** CHALLENGE **
Retype, word for word, the lines between the ones holding "Write a LaTeX" and "(title) at (792,57)", inclusive; pictures stay out of the copy.

** DATA **
========================
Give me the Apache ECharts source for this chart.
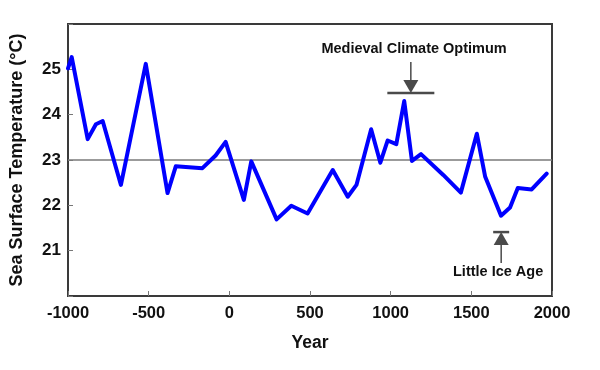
========================
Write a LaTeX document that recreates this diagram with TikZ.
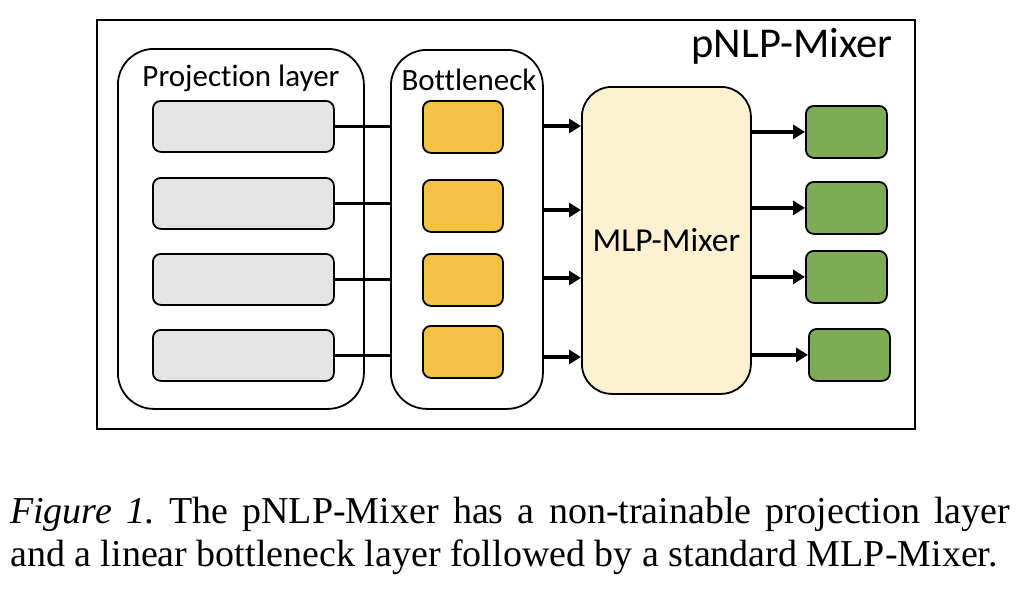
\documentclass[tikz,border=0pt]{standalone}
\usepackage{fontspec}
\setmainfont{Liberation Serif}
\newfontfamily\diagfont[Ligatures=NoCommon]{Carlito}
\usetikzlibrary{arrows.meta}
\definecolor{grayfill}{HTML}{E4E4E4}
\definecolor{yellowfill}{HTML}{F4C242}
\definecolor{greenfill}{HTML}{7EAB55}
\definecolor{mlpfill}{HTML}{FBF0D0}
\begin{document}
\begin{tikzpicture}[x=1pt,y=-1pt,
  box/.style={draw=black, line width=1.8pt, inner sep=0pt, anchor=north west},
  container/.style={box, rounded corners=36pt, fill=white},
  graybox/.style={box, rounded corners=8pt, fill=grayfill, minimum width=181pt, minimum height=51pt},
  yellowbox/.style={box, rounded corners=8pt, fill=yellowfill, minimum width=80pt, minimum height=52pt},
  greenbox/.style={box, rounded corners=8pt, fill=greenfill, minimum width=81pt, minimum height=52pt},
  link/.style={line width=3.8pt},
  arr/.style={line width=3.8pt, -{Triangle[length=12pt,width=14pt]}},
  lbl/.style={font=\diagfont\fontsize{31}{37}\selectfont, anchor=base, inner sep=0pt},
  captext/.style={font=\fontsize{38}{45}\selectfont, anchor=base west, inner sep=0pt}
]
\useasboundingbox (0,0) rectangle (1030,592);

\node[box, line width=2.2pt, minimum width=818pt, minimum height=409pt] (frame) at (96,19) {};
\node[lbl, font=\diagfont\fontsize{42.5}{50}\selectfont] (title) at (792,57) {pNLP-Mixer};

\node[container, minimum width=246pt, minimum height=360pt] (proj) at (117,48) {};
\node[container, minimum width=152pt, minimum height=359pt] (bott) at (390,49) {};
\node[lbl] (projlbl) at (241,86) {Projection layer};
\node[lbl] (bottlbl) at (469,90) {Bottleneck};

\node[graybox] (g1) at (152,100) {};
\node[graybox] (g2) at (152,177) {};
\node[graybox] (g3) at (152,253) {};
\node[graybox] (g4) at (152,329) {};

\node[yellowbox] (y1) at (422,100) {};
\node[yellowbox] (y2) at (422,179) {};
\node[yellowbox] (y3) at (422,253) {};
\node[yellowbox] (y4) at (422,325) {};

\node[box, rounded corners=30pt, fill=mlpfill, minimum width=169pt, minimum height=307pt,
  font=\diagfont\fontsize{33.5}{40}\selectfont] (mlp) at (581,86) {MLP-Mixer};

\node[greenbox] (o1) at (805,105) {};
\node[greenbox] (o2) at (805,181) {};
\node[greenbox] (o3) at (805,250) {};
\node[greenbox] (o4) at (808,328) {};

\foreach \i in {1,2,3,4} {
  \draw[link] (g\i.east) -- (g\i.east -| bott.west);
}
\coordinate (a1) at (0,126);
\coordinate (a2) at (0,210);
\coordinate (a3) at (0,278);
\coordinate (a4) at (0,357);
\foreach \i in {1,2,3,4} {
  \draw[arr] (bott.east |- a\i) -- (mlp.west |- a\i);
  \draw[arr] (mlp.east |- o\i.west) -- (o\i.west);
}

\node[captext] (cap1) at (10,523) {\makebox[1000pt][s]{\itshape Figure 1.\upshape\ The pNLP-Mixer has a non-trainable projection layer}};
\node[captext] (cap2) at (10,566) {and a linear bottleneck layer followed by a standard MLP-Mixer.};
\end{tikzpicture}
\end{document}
========================
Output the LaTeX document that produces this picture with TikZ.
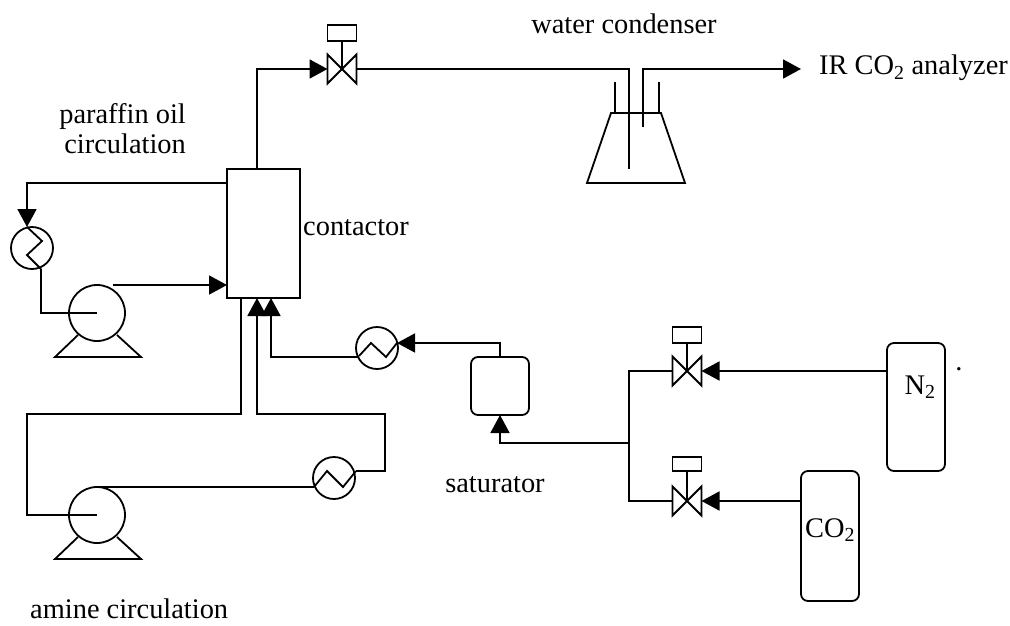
========================
** WRITTEN RESPONSE **
Write a LaTeX document that recreates this diagram with TikZ.
\documentclass[tikz,border=0pt]{standalone}
\usepackage{fontspec}
\setmainfont{Liberation Serif}
\newfontfamily\diagfont[Ligatures=NoCommon]{Carlito}
\usetikzlibrary{arrows.meta}
\definecolor{grayfill}{HTML}{E4E4E4}
\definecolor{yellowfill}{HTML}{F4C242}
\definecolor{greenfill}{HTML}{7EAB55}
\definecolor{mlpfill}{HTML}{FBF0D0}
\begin{document}
\begin{tikzpicture}[x=1pt,y=-1pt,
  box/.style={draw=black, line width=1.8pt, inner sep=0pt, anchor=north west},
  container/.style={box, rounded corners=36pt, fill=white},
  graybox/.style={box, rounded corners=8pt, fill=grayfill, minimum width=181pt, minimum height=51pt},
  yellowbox/.style={box, rounded corners=8pt, fill=yellowfill, minimum width=80pt, minimum height=52pt},
  greenbox/.style={box, rounded corners=8pt, fill=greenfill, minimum width=81pt, minimum height=52pt},
  link/.style={line width=3.8pt},
  arr/.style={line width=3.8pt, -{Triangle[length=12pt,width=14pt]}},
  lbl/.style={font=\diagfont\fontsize{31}{37}\selectfont, anchor=base, inner sep=0pt},
  captext/.style={font=\fontsize{38}{45}\selectfont, anchor=base west, inner sep=0pt}
]
\useasboundingbox (0,0) rectangle (1030,592);

\node[box, line width=2.2pt, minimum width=818pt, minimum height=409pt] (frame) at (96,19) {};
\node[lbl, font=\diagfont\fontsize{42.5}{50}\selectfont] (title) at (792,57) {pNLP-Mixer};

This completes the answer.